----- Dataset records -----

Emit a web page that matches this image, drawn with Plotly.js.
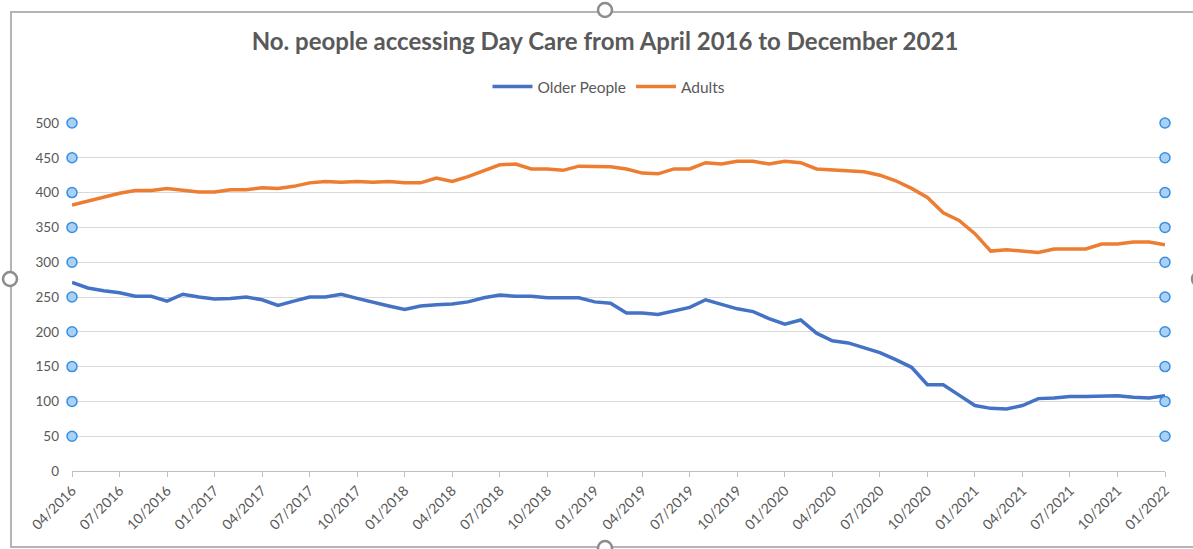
<!DOCTYPE html>
<html>
<head>
<meta charset="utf-8">
<script src="https://cdn.plot.ly/plotly-3.0.1.min.js"></script>
<style>html,body{margin:0;padding:0;background:#fff;}#chart{width:1193px;height:549px;}</style>
</head>
<body>
<div id="chart"></div>
<script>
var months = ["04/2016","05/2016","06/2016","07/2016","08/2016","09/2016","10/2016","11/2016","12/2016",
"01/2017","02/2017","03/2017","04/2017","05/2017","06/2017","07/2017","08/2017","09/2017","10/2017","11/2017","12/2017",
"01/2018","02/2018","03/2018","04/2018","05/2018","06/2018","07/2018","08/2018","09/2018","10/2018","11/2018","12/2018",
"01/2019","02/2019","03/2019","04/2019","05/2019","06/2019","07/2019","08/2019","09/2019","10/2019","11/2019","12/2019",
"01/2020","02/2020","03/2020","04/2020","05/2020","06/2020","07/2020","08/2020","09/2020","10/2020","11/2020","12/2020",
"01/2021","02/2021","03/2021","04/2021","05/2021","06/2021","07/2021","08/2021","09/2021","10/2021","11/2021","12/2021",
"01/2022"];

var olderPeople = [271,263,259,256,251,251,244,254,250,247,248,250,246,238,244,250,250,254,248,242,237,
232,237,239,240,243,249,253,251,251,249,249,249,243,241,227,227,225,230,235,246,239,233,229,219,
211,217,198,187,184,177,170,160,149,124,124,109,94,90,89,94,104,105,107,107,108,108,106,105,108];

var adults = [382,388,394,399,403,403,406,404,401,401,404,404,407,406,409,414,416,415,416,415,416,
414,414,421,416,423,432,440,441,434,434,432,438,437,437,434,428,427,434,434,443,441,445,445,441,
445,443,434,433,431,430,425,417,406,393,371,360,341,316,318,316,314,319,319,319,326,326,329,329,325];

var xTickLabels = ["04/2016","07/2016","10/2016","01/2017","04/2017","07/2017","10/2017","01/2018",
"04/2018","07/2018","10/2018","01/2019","04/2019","07/2019","10/2019","01/2020","04/2020","07/2020",
"10/2020","01/2021","04/2021","07/2021","10/2021","01/2022"];

var yTickValues = [0,50,100,150,200,250,300,350,400,450,500];

var titleText = "No. people accessing Day Care from April 2016 to December 2021";

var FONT = "Lato, 'Open Sans', sans-serif";
var GREY = "#595959";

var handleY = yTickValues.filter(function(v){return v > 0;});
var firstCat = months[0], lastCat = months[months.length-1];

var traces = [
  {x: months, y: olderPeople, name: "Older People", type: "scatter", mode: "lines",
   line: {color: "#4472c4", width: 3.5}, cliponaxis: false, hoverinfo: "skip"},
  {x: months, y: adults, name: "Adults", type: "scatter", mode: "lines",
   line: {color: "#ed7d31", width: 3.5}, cliponaxis: false, hoverinfo: "skip"},
  {x: handleY.map(function(){return firstCat;}).concat(handleY.map(function(){return lastCat;})),
   y: handleY.concat(handleY), type: "scatter", mode: "markers", showlegend: false,
   cliponaxis: false, hoverinfo: "skip",
   marker: {size: 10, color: "#a9d1f5", line: {color: "#3a8ee0", width: 1.5}}}
];

var L = 72, R = 28, T = 123, B = 78, W = 1193, H = 549;
function px(x){ return (x - L) / (W - L - R); }
function py(y){ return (H - B - y) / (H - T - B); }
function circ(cx, cy, r){
  return {type: "circle", xref: "paper", yref: "paper",
    x0: px(cx - r), x1: px(cx + r), y0: py(cy + r), y1: py(cy - r),
    fillcolor: "#ffffff", line: {color: "#8c8c8c", width: 2.5}, layer: "above"};
}

var layout = {
  width: W, height: H,
  margin: {l: L, r: R, t: T, b: B, pad: 0},
  paper_bgcolor: "#ffffff", plot_bgcolor: "#ffffff",
  font: {family: FONT, color: GREY, size: 13},
  title: {text: titleText, x: 605 / W, xref: "container", xanchor: "center",
          y: 1 - 42 / H, yref: "container", yanchor: "middle",
          font: {family: FONT, size: 24, color: GREY, weight: "bold"}},
  showlegend: true,
  legend: {orientation: "h", x: px(609), xanchor: "center", y: py(87), yanchor: "middle",
           itemwidth: 40,
           font: {family: FONT, size: 15.5, color: GREY}, bgcolor: "rgba(0,0,0,0)", traceorder: "normal"},
  xaxis: {type: "category", categoryorder: "array", categoryarray: months,
          range: [0, months.length - 1], showgrid: false, zeroline: false,
          showline: true, linecolor: "#bfbfbf", linewidth: 1,
          ticks: "outside", ticklen: 5, tickcolor: "#bfbfbf", tickwidth: 1,
          tickmode: "array", tickvals: xTickLabels, ticktext: xTickLabels,
          tickangle: -45, tickfont: {family: FONT, size: 14, color: GREY}, fixedrange: true},
  yaxis: {range: [0, 500], tickmode: "array", tickvals: yTickValues,
          showgrid: true, gridcolor: "#d9d9d9", gridwidth: 1, zeroline: false, showline: false,
          ticks: "", ticklabelstandoff: 12, tickfont: {family: FONT, size: 13.5, color: GREY}, fixedrange: true},
  shapes: [
    {type: "rect", xref: "paper", yref: "paper", x0: px(11), x1: px(1210), y0: py(547), y1: py(12),
     line: {color: "#b4b4b4", width: 2}, fillcolor: "rgba(0,0,0,0)", layer: "below"},
    circ(605, 10, 7), circ(10, 279, 7), circ(1199, 279, 7), circ(605, 548, 7)
  ]
};

Plotly.newPlot("chart", traces, layout, {displayModeBar: false, staticPlot: true});
</script>
</body>
</html>
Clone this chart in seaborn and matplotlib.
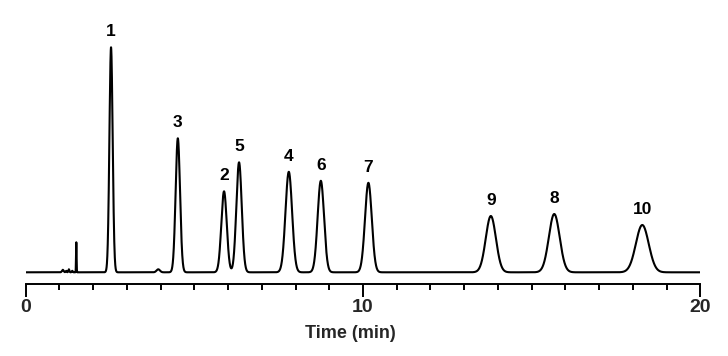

-----

■ **Your task**: Skip the pictures and transcribe the rest of the records exactly.

■ **Response**:
Emit a web page that matches this image, drawn with Plotly.js.
<!DOCTYPE html>
<html>
<head>
<meta charset="utf-8">
<script src="https://cdn.plot.ly/plotly-3.0.1.min.js"></script>
<style>html,body{margin:0;padding:0;background:#fff;}#chart{width:1193px;height:549px;}</style>
</head>
<body>
<div id="chart"></div>
<script>
var months = ["04/2016","05/2016","06/2016","07/2016","08/2016","09/2016","10/2016","11/2016","12/2016",
"01/2017","02/2017","03/2017","04/2017","05/2017","06/2017","07/2017","08/2017","09/2017","10/2017","11/2017","12/2017",
"01/2018","02/2018","03/2018","04/2018","05/2018","06/2018","07/2018","08/2018","09/2018","10/2018","11/2018","12/2018",
"01/2019","02/2019","03/2019","04/2019","05/2019","06/2019","07/2019","08/2019","09/2019","10/2019","11/2019","12/2019",
"01/2020","02/2020","03/2020","04/2020","05/2020","06/2020","07/2020","08/2020","09/2020","10/2020","11/2020","12/2020",
"01/2021","02/2021","03/2021","04/2021","05/2021","06/2021","07/2021","08/2021","09/2021","10/2021","11/2021","12/2021",
"01/2022"];

var olderPeople = [271,263,259,256,251,251,244,254,250,247,248,250,246,238,244,250,250,254,248,242,237,
232,237,239,240,243,249,253,251,251,249,249,249,243,241,227,227,225,230,235,246,239,233,229,219,
211,217,198,187,184,177,170,160,149,124,124,109,94,90,89,94,104,105,107,107,108,108,106,105,108];

var adults = [382,388,394,399,403,403,406,404,401,401,404,404,407,406,409,414,416,415,416,415,416,
414,414,421,416,423,432,440,441,434,434,432,438,437,437,434,428,427,434,434,443,441,445,445,441,
445,443,434,433,431,430,425,417,406,393,371,360,341,316,318,316,314,319,319,319,326,326,329,329,325];

var xTickLabels = ["04/2016","07/2016","10/2016","01/2017","04/2017","07/2017","10/2017","01/2018",
"04/2018","07/2018","10/2018","01/2019","04/2019","07/2019","10/2019","01/2020","04/2020","07/2020",
"10/2020","01/2021","04/2021","07/2021","10/2021","01/2022"];

var yTickValues = [0,50,100,150,200,250,300,350,400,450,500];

var titleText = "No. people accessing Day Care from April 2016 to December 2021";

var FONT = "Lato, 'Open Sans', sans-serif";
var GREY = "#595959";

var handleY = yTickValues.filter(function(v){return v > 0;});
var firstCat = months[0], lastCat = months[months.length-1];

var traces = [
  {x: months, y: olderPeople, name: "Older People", type: "scatter", mode: "lines",
   line: {color: "#4472c4", width: 3.5}, cliponaxis: false, hoverinfo: "skip"},
  {x: months, y: adults, name: "Adults", type: "scatter", mode: "lines",
   line: {color: "#ed7d31", width: 3.5}, cliponaxis: false, hoverinfo: "skip"},
  {x: handleY.map(function(){return firstCat;}).concat(handleY.map(function(){return lastCat;})),
   y: handleY.concat(handleY), type: "scatter", mode: "markers", showlegend: false,
   cliponaxis: false, hoverinfo: "skip",
   marker: {size: 10, color: "#a9d1f5", line: {color: "#3a8ee0", width: 1.5}}}
];

var L = 72, R = 28, T = 123, B = 78, W = 1193, H = 549;
function px(x){ return (x - L) / (W - L - R); }
function py(y){ return (H - B - y) / (H - T - B); }
function circ(cx, cy, r){
  return {type: "circle", xref: "paper", yref: "paper",
    x0: px(cx - r), x1: px(cx + r), y0: py(cy + r), y1: py(cy - r),
    fillcolor: "#ffffff", line: {color: "#8c8c8c", width: 2.5}, layer: "above"};
}

var layout = {
  width: W, height: H,
  margin: {l: L, r: R, t: T, b: B, pad: 0},
  paper_bgcolor: "#ffffff", plot_bgcolor: "#ffffff",
  font: {family: FONT, color: GREY, size: 13},
  title: {text: titleText, x: 605 / W, xref: "container", xanchor: "center",
          y: 1 - 42 / H, yref: "container", yanchor: "middle",
          font: {family: FONT, size: 24, color: GREY, weight: "bold"}},
  showlegend: true,
  legend: {orientation: "h", x: px(609), xanchor: "center", y: py(87), yanchor: "middle",
           itemwidth: 40,
           font: {family: FONT, size: 15.5, color: GREY}, bgcolor: "rgba(0,0,0,0)", traceorder: "normal"},
  xaxis: {type: "category", categoryorder: "array", categoryarray: months,
          range: [0, months.length - 1], showgrid: false, zeroline: false,
          showline: true, linecolor: "#bfbfbf", linewidth: 1,
          ticks: "outside", ticklen: 5, tickcolor: "#bfbfbf", tickwidth: 1,
          tickmode: "array", tickvals: xTickLabels, ticktext: xTickLabels,
          tickangle: -45, tickfont: {family: FONT, size: 14, color: GREY}, fixedrange: true},
  yaxis: {range: [0, 500], tickmode: "array", tickvals: yTickValues,
          showgrid: true, gridcolor: "#d9d9d9", gridwidth: 1, zeroline: false, showline: false,
          ticks: "", ticklabelstandoff: 12, tickfont: {family: FONT, size: 13.5, color: GREY}, fixedrange: true},
  shapes: [
    {type: "rect", xref: "paper", yref: "paper", x0: px(11), x1: px(1210), y0: py(547), y1: py(12),
     line: {color: "#b4b4b4", width: 2}, fillcolor: "rgba(0,0,0,0)", layer: "below"},
    circ(605, 10, 7), circ(10, 279, 7), circ(1199, 279, 7), circ(605, 548, 7)
  ]
};

Plotly.newPlot("chart", traces, layout, {displayModeBar: false, staticPlot: true});
</script>
</body>
</html>
Clone this chart in seaborn and matplotlib.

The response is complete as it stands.